When:
September 14, 2019 – January 5, 2020
Where:
Frost Museum
10975 SW 17 Street
Miami, Florida
Frost Art Museum (FIU) will be one hosting Art After Stonewall: 1969 ─ 1989. This exhibit includes more than 200 works including photographs, paintings, sculpture, film clips, video, music, and performance pieces, plus historical documents and images taken from magazines, newspapers and television.
The show will also be headlined at Miami’s Art Basel in December: when Miami Art Week attracts 70,000+ collectors, cultural leaders, artists and media influencers from around the world.
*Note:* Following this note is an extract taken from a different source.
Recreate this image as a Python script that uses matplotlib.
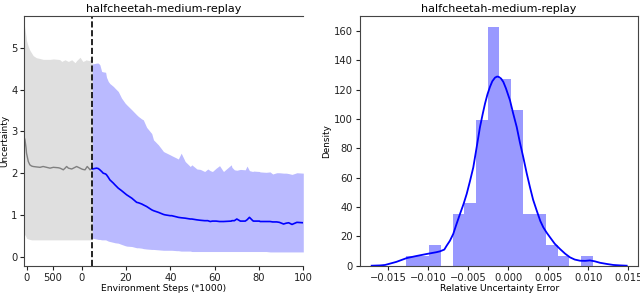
import numpy as np
import matplotlib
matplotlib.use("Agg")
import matplotlib.pyplot as plt

# ---- left panel: uncertainty over training (offline part then online part) ----
# offline section, x given in axis units (left of the dashed switch line)
offline_x = [-25.9, -25.6, -25.1, -24.9, -24.1, -23.4, -22.6, -21.9, -20.5, -18.8,
             -17.4, -14.3, -12.8, -10.6, -9.8, -9.0, -8.3, -7.5, -6.8, -6.0,
             -4.5, -3.0, -2.3, -0.75, 0.0, 0.5, 1.5, 2.0, 2.5, 3.5, 3.75, 4.8]
offline_upper = [5.56, 5.45, 5.28, 5.18, 5.04, 4.95, 4.88, 4.82, 4.77, 4.75,
                 4.73, 4.73, 4.74, 4.73, 4.72, 4.68, 4.70, 4.72, 4.70, 4.68,
                 4.72, 4.65, 4.70, 4.78, 4.72, 4.68, 4.70, 4.72, 4.71, 4.70, 4.72, 4.73]
offline_mean = [2.85, 2.80, 2.60, 2.48, 2.28, 2.20, 2.17, 2.16, 2.15, 2.14,
                2.16, 2.12, 2.14, 2.13, 2.12, 2.10, 2.08, 2.12, 2.16, 2.12,
                2.10, 2.14, 2.16, 2.12, 2.10, 2.09, 2.08, 2.12, 2.16, 2.10, 2.08, 2.12]
offline_lower = [0.52, 0.52, 0.47, 0.44, 0.42, 0.41, 0.40, 0.40, 0.40, 0.40,
                 0.40, 0.40, 0.40, 0.40, 0.40, 0.40, 0.40, 0.40, 0.40, 0.40,
                 0.40, 0.40, 0.40, 0.40, 0.40, 0.40, 0.40, 0.40, 0.40, 0.40, 0.40, 0.40]

# online section, x in thousands of environment steps
online_x = [4.8, 6.7, 7.5, 8.2, 9.0, 9.7, 10.8, 11.2, 12.0, 12.7, 14.3, 15.0, 16.5,
            18.0, 19.6, 20.3, 22.6, 24.8, 25.6, 27.1, 27.8, 29.3, 31.6, 32.4, 34.6,
            36.9, 37.6, 39.9, 40.6, 42.9, 43.6, 44.9, 46.7, 49.0, 49.7, 52.0, 53.5,
            55.5, 56.9, 58.0, 59.0, 60.7, 62.2, 63.7, 64.0, 67.5, 67.8, 68.9, 70.0,
            71.6, 73.8, 74.6, 75.7, 77.2, 77.5, 80.2, 80.5, 83.2, 85.0, 86.2, 88.0,
            89.2, 91.1, 92.3, 93.4, 94.9, 97.1, 100.0]
online_upper = [4.62, 4.64, 4.64, 4.60, 4.44, 4.43, 4.42, 4.30, 4.20, 4.15, 4.08, 4.04, 3.96,
                3.80, 3.68, 3.64, 3.52, 3.40, 3.36, 3.30, 3.28, 3.10, 2.95, 2.80, 2.68,
                2.52, 2.50, 2.44, 2.42, 2.36, 2.34, 2.48, 2.28, 2.16, 2.20, 2.10, 2.09,
                2.04, 2.10, 2.06, 2.04, 2.12, 2.18, 2.06, 2.04, 2.20, 2.14, 2.08, 2.07,
                2.09, 2.08, 2.17, 2.06, 2.04, 2.05, 2.04, 2.03, 2.02, 2.03, 1.98, 2.01,
                2.01, 2.00, 2.00, 1.99, 1.97, 2.01, 2.00]
online_mean = [2.10, 2.12, 2.11, 2.08, 2.04, 2.00, 1.98, 1.96, 1.90, 1.84, 1.76, 1.72, 1.64,
               1.58, 1.51, 1.48, 1.40, 1.30, 1.29, 1.26, 1.24, 1.20, 1.12, 1.10, 1.06,
               1.01, 1.00, 0.98, 0.98, 0.95, 0.94, 0.93, 0.92, 0.90, 0.90, 0.88, 0.87,
               0.86, 0.86, 0.84, 0.85, 0.85, 0.84, 0.84, 0.84, 0.85, 0.86, 0.86, 0.90,
               0.85, 0.85, 0.88, 0.94, 0.86, 0.85, 0.85, 0.84, 0.84, 0.84, 0.83, 0.83,
               0.82, 0.78, 0.80, 0.81, 0.77, 0.82, 0.81]
online_lower = [0.44, 0.42, 0.41, 0.41, 0.40, 0.40, 0.40, 0.39, 0.37, 0.36, 0.34, 0.33, 0.32,
                0.29, 0.26, 0.25, 0.24, 0.21, 0.21, 0.20, 0.19, 0.18, 0.17, 0.17, 0.16,
                0.15, 0.15, 0.15, 0.15, 0.14, 0.14, 0.13, 0.13, 0.13, 0.12, 0.12, 0.12,
                0.12, 0.12, 0.12, 0.12, 0.12, 0.12, 0.12, 0.12, 0.12, 0.12, 0.12, 0.12,
                0.12, 0.12, 0.12, 0.12, 0.12, 0.12, 0.12, 0.12, 0.12, 0.11, 0.11, 0.11,
                0.11, 0.11, 0.11, 0.11, 0.11, 0.11, 0.11]

switch_x = 4.8
left_tick_pos = [-24.9, -13.1, 0, 20, 40, 60, 80, 100]
left_tick_labels = ["0", "500", "0", "20", "40", "60", "80", "100"]

# ---- right panel: histogram of relative uncertainty error + kde ----
bin_start = -0.01279
bin_width = 0.001458
hist_density = [6.8, 6.8, 14.4, 0, 35.3, 42.6, 99.6, 162.5,
                127.2, 106.0, 35.3, 35.3, 14.4, 6.8, 0, 6.8]
kde_x = [-0.01708, -0.01600, -0.01541, -0.0140, -0.0127, -0.0115, -0.0102, -0.0090,
         -0.00854, -0.0080, -0.0077, -0.0073, -0.00688, -0.0065, -0.00604, -0.0056,
         -0.0052, -0.0048, -0.00438, -0.00395, -0.00354, -0.0032, -0.00291, -0.0026,
         -0.00229, -0.0020, -0.00166, -0.0014, -0.0012, -0.0009, -0.00062, -0.0003,
         0.00021, 0.0006, 0.00105, 0.00145, 0.00187, 0.0023, 0.00271, 0.0031,
         0.00355, 0.0040, 0.00437, 0.0048, 0.00521, 0.0058, 0.00646, 0.0071,
         0.00771, 0.0083, 0.00896, 0.0096, 0.01021, 0.0108, 0.01146, 0.0123,
         0.01313, 0.0140, 0.0148]
kde_y = [0.0, 0.2, 0.5, 2.6, 5.2, 6.6, 8.0, 9.2, 9.8, 11.0, 13.7, 17.0, 21.7, 28.0,
         35.3, 42.0, 49.0, 57.5, 67.0, 81.0, 94.6, 103.5, 110.6, 117.0, 122.0, 125.8,
         128.3, 129.0, 128.8, 127.6, 125.3, 121.0, 112.8, 104.0, 94.6, 84.0, 74.0,
         63.0, 53.5, 45.0, 37.6, 30.5, 26.2, 22.5, 19.4, 15.0, 11.4, 8.2, 5.7, 4.2,
         3.4, 3.3, 3.6, 3.0, 2.0, 1.2, 0.5, 0.2, 0.0]

plt.rcParams["font.family"] = "DejaVu Sans"
plt.rcParams["font.size"] = 7.2

fig = plt.figure(figsize=(6.4, 2.93), dpi=100)
ax1 = fig.add_axes([24.3 / 640, 27.3 / 293, 279 / 640, 249.7 / 293])
ax2 = fig.add_axes([360 / 640, 27.3 / 293, 278.3 / 640, 249.7 / 293])

ax1.fill_between(offline_x, offline_lower, offline_upper, color="gray", alpha=0.25, lw=0)
ax1.plot(offline_x, offline_mean, color="gray", lw=1)
ax1.fill_between(online_x, online_lower, online_upper, color="blue", alpha=0.27, lw=0)
ax1.plot(online_x, online_mean, color="blue", lw=1.2)
ax1.axvline(switch_x, color="black", ls="--", lw=1.2)
ax1.set_xlim(-25.9, 100)
ax1.set_ylim(-0.22, 5.77)
ax1.set_xticks(left_tick_pos)
ax1.set_xticklabels(left_tick_labels)
ax1.set_yticks(range(6))
ax1.spines["right"].set_visible(False)
ax1.set_title("halfcheetah-medium-replay", fontsize=8, pad=3)
ax1.set_xlabel("Environment Steps (*1000)", fontsize=6.6, labelpad=1)
ax1.set_ylabel("Uncertainty", fontsize=6.4, labelpad=1)

edges = [bin_start + i * bin_width for i in range(len(hist_density))]
ax2.bar(edges, hist_density, width=bin_width, align="edge", color="blue", alpha=0.4, lw=0)
ax2.plot(kde_x, kde_y, color="blue", lw=1.3)
ax2.set_xlim(-0.01854, 0.01625)
ax2.set_ylim(0, 170.3)
ax2.set_xticks([-0.015, -0.010, -0.005, 0.0, 0.005, 0.010, 0.015])
ax2.set_xticklabels(["−0.015", "−0.010", "−0.005", "0.000", "0.005", "0.010", "0.015"])
ax2.set_yticks(range(0, 161, 20))
ax2.set_title("halfcheetah-medium-replay", fontsize=8, pad=3)
ax2.set_xlabel("Relative Uncertainty Error", fontsize=6.6, labelpad=1)
ax2.set_ylabel("Density", fontsize=6.4, labelpad=2)

for ax in (ax1, ax2):
    for s in ax.spines.values():
        s.set_color("#444444")
    ax.tick_params(length=3, width=0.8, pad=2, colors="#222222")

fig.savefig("out.png", dpi=100)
The exhibit surveys the impact of the LGBTQ civil rights movement on visual culture, during the two decades after the Stonewall Riots, as the first Pride marches took flight, providing visual history of twenty years in American queer life.
The exhibition presents the work of openly LGBTQ artists alongside other artists who also engaged with the emerging queer subcultures, between 1969 and 1989, during the first two decades of art-making that immediately followed the Stonewall uprising.
A partial list of artists whose works are included in this exhibit includes: The list of trailblazing artists includes: Vito Acconci, Laura Aguilar, Diane Arbus, Lyle Ashton Harris, Judith F. Baca, Don Bachardy, Lynda Benglis, JEB (Joan E. Biren), Louise Bourgeois, Judy Chicago, Arch Connelly, Tee A. Corinne, Luis Cruz Azaceta, Karen Finley, Louise Fishman, Nan Goldin, Michela Griffo, Sunil Gupta, Barbara Hammer, Harmony Hammond, Keith Haring, David Hockney, Peter Hujar, Holly Hughes, Tseng Kwong Chi, Greer Lankton, Annie Leibovitz, Christopher Makos, Robert Mapplethorpe, Frank Moore, Alice Neel, Catherine Opie, Jack Pierson, Marlon T. Riggs, Jack Smith, Joan Snyder, Carmelita Tropicana, Andy Warhol, and David Wojnarowicz, among others.
This exhibit and related events will also showcase the role that Miami has played in the LGBTQA movements, including the nationwide mobilization in 1977 to counter Anita Bryant’s s campaign to overturn a Miami-Dade County ordinance that banned discrimination against gays and lesbians.